* [WHAT IS ASKED]: Start at the line holding "Convert this chart to Altair code.", stop at the line holding "in zip(dosis, codigo)]", and repeat those lines exactly, both ends included; skip the pictures.

* [RECORD EXTRACTS]:
## Start

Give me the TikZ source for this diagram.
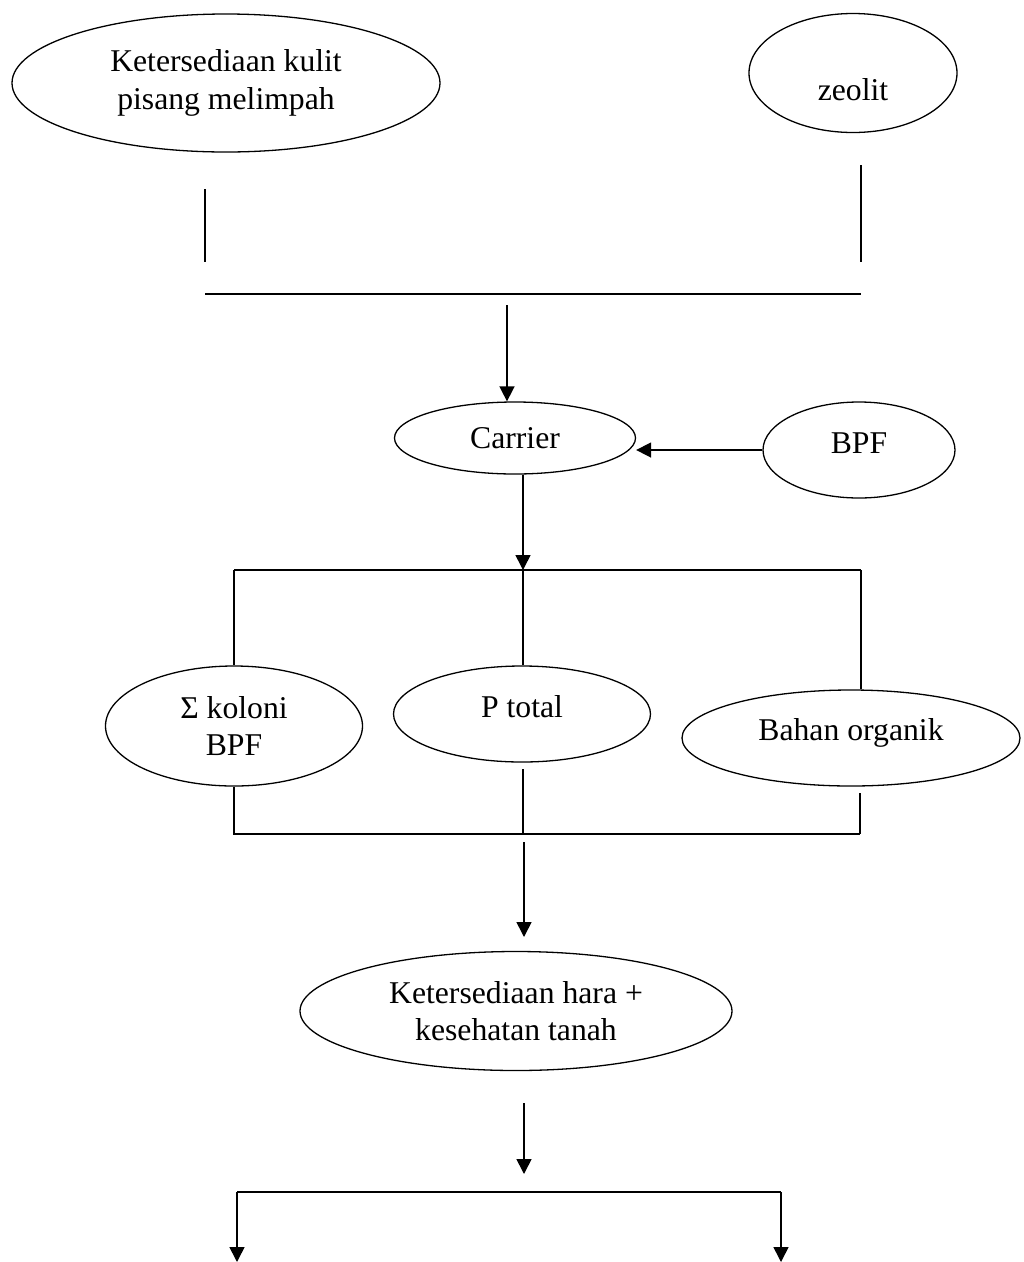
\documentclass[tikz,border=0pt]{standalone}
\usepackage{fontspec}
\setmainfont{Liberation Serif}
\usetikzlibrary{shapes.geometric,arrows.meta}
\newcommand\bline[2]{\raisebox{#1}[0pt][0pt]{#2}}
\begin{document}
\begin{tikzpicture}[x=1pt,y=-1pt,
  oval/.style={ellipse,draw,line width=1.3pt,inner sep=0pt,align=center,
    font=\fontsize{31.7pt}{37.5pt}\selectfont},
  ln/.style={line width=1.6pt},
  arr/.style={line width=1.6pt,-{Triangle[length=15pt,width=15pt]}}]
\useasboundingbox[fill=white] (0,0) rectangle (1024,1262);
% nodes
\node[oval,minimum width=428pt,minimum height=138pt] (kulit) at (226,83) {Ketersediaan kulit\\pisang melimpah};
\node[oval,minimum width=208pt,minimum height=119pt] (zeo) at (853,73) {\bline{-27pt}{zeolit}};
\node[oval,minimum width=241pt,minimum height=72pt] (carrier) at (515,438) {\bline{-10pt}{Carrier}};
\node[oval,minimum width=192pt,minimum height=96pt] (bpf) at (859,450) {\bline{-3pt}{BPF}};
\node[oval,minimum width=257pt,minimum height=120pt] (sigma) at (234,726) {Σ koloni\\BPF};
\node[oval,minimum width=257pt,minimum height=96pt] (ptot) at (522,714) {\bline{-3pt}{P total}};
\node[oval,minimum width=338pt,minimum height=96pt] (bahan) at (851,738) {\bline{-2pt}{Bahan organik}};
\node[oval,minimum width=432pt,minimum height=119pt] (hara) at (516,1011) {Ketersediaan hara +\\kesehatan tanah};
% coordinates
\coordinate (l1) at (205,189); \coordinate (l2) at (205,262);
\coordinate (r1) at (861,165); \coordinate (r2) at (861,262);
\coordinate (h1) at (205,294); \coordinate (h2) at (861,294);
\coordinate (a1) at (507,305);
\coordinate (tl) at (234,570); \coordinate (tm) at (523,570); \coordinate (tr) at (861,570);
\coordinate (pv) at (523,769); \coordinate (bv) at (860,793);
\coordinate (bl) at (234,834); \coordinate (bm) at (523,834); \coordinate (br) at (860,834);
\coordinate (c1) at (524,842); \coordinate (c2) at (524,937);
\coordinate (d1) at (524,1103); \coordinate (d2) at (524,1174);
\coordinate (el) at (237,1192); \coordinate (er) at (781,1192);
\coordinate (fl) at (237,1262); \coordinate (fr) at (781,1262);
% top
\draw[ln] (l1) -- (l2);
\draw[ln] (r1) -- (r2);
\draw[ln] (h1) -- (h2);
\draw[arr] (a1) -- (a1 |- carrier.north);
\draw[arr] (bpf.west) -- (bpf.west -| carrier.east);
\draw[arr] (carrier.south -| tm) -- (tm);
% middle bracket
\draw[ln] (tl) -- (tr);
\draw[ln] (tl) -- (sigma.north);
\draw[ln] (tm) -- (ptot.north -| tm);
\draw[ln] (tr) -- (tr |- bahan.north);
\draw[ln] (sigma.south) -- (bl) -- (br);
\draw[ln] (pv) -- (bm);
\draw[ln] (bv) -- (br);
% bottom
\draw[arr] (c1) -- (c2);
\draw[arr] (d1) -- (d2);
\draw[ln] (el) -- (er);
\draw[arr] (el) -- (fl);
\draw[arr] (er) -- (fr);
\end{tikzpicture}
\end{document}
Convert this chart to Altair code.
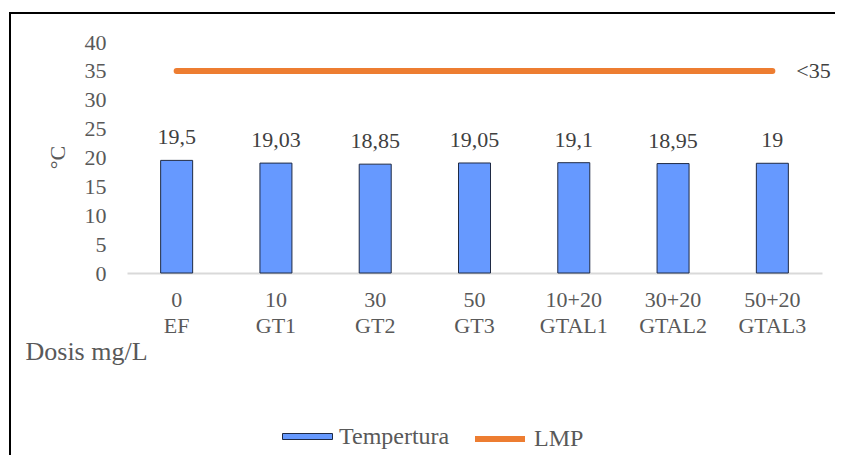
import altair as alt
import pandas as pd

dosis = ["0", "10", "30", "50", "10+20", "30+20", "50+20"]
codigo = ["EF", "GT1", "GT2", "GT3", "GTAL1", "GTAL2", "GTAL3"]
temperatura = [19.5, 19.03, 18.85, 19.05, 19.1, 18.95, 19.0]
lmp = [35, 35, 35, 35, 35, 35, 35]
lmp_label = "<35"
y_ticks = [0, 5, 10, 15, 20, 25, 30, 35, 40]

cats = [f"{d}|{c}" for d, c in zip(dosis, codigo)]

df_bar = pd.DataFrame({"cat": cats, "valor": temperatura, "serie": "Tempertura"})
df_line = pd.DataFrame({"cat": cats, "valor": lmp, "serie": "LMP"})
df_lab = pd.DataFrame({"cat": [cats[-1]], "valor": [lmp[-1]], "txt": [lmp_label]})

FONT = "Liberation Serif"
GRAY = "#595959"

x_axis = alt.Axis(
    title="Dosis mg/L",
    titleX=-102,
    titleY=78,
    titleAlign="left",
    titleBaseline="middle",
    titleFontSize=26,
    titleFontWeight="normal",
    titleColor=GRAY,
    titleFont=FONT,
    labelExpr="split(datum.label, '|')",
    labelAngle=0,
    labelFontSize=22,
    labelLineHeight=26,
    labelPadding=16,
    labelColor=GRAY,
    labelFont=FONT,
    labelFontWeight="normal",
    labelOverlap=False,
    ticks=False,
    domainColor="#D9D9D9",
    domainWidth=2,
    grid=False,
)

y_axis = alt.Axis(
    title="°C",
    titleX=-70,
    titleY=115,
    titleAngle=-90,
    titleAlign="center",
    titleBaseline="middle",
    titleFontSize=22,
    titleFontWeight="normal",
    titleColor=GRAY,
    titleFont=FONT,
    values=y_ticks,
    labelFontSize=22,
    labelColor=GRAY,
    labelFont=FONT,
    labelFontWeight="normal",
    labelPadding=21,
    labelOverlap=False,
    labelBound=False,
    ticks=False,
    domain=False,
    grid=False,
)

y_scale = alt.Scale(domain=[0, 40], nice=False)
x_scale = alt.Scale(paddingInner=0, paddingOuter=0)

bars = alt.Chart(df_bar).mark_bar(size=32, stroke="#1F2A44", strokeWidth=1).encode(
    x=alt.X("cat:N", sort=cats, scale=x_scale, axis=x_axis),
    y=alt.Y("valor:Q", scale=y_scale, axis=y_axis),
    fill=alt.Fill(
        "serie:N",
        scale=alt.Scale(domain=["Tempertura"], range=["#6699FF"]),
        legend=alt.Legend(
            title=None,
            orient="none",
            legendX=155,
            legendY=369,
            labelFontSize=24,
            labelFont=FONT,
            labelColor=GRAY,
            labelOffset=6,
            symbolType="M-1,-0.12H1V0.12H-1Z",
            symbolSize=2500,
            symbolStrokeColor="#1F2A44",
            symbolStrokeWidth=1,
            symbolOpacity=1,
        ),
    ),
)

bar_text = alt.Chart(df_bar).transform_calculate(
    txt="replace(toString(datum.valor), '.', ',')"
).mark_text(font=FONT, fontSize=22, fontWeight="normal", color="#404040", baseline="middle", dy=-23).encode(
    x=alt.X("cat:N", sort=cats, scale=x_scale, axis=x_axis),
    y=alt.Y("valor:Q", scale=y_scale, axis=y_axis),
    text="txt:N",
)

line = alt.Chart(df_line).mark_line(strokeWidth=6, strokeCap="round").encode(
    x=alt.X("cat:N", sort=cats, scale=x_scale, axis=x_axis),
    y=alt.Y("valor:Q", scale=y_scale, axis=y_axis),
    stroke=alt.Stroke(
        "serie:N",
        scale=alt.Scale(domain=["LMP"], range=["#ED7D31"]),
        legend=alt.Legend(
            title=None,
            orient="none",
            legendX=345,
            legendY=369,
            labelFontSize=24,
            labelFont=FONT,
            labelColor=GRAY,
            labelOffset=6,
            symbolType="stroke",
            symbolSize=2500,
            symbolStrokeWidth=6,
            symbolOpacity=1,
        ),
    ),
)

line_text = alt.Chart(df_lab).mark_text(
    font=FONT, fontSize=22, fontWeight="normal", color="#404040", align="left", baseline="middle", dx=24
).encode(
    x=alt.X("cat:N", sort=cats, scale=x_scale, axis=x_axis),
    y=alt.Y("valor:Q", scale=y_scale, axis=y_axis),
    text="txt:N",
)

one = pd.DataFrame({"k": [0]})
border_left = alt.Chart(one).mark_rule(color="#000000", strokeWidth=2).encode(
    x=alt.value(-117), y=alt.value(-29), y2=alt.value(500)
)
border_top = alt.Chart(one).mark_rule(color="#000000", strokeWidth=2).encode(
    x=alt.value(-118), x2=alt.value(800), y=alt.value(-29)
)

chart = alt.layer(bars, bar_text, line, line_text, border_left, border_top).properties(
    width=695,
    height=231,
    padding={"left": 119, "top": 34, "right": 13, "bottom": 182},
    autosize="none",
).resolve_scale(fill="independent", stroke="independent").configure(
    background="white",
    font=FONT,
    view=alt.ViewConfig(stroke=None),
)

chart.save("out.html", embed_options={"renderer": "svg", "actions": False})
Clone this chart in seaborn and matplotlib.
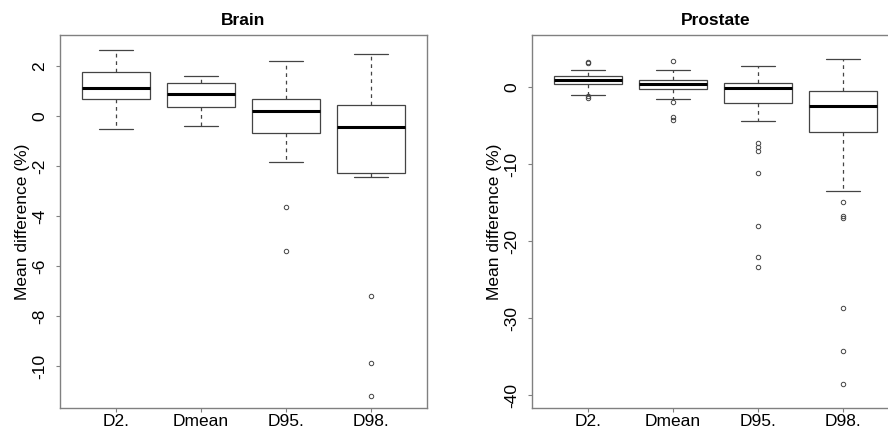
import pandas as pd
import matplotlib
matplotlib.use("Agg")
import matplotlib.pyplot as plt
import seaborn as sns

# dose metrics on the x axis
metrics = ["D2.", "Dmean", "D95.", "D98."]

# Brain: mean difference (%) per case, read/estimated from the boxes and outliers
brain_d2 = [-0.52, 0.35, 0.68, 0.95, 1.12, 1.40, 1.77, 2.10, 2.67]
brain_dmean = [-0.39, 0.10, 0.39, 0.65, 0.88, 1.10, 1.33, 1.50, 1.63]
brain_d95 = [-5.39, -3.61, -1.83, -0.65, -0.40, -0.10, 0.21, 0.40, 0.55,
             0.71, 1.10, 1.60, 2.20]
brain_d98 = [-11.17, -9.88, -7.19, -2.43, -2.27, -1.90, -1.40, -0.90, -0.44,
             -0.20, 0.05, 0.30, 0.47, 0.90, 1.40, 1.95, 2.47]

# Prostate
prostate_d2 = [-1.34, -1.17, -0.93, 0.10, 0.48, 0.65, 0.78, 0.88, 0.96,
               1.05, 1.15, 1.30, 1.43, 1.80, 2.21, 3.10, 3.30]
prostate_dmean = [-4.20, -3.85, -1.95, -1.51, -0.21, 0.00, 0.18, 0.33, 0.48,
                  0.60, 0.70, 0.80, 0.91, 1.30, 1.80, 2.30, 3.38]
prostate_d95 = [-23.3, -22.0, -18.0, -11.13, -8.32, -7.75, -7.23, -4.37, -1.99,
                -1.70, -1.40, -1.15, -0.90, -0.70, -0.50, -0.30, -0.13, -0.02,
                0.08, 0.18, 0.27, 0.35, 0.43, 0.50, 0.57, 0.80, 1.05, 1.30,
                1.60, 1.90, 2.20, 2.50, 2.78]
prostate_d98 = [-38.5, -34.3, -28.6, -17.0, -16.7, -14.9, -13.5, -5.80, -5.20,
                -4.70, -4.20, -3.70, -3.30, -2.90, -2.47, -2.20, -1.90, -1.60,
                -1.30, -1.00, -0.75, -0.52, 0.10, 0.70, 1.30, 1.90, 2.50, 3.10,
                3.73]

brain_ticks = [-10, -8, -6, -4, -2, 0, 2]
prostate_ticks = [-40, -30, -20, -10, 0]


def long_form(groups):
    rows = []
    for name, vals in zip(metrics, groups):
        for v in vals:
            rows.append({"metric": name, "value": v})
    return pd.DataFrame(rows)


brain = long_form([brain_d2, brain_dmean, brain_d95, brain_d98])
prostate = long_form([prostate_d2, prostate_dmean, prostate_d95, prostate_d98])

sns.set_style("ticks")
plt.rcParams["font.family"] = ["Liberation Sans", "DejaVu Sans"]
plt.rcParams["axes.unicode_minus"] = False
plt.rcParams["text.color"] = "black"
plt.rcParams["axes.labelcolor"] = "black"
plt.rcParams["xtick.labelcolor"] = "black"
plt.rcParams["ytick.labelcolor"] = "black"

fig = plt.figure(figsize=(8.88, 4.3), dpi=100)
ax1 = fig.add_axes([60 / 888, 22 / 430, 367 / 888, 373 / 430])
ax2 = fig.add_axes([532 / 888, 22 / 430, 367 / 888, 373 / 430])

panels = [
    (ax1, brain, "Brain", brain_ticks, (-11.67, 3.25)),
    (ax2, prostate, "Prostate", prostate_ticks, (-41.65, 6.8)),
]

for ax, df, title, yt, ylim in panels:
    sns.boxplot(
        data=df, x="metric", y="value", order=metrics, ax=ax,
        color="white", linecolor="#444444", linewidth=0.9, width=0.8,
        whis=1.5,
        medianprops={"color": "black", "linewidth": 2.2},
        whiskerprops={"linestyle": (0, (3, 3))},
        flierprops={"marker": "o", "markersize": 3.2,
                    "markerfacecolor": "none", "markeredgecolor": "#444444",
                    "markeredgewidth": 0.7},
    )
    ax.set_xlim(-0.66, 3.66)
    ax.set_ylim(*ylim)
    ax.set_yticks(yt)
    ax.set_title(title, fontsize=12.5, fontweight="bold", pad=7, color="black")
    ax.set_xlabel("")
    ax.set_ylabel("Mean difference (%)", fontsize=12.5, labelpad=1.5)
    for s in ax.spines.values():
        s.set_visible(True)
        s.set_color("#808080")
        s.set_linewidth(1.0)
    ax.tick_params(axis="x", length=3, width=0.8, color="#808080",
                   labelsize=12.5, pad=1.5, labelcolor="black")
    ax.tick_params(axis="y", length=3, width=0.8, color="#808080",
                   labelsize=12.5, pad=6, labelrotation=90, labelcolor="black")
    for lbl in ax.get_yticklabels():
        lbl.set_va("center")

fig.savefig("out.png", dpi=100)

## End

* [RESULT]:
Convert this chart to Altair code.
import altair as alt
import pandas as pd

dosis = ["0", "10", "30", "50", "10+20", "30+20", "50+20"]
codigo = ["EF", "GT1", "GT2", "GT3", "GTAL1", "GTAL2", "GTAL3"]
temperatura = [19.5, 19.03, 18.85, 19.05, 19.1, 18.95, 19.0]
lmp = [35, 35, 35, 35, 35, 35, 35]
lmp_label = "<35"
y_ticks = [0, 5, 10, 15, 20, 25, 30, 35, 40]

cats = [f"{d}|{c}" for d, c in zip(dosis, codigo)]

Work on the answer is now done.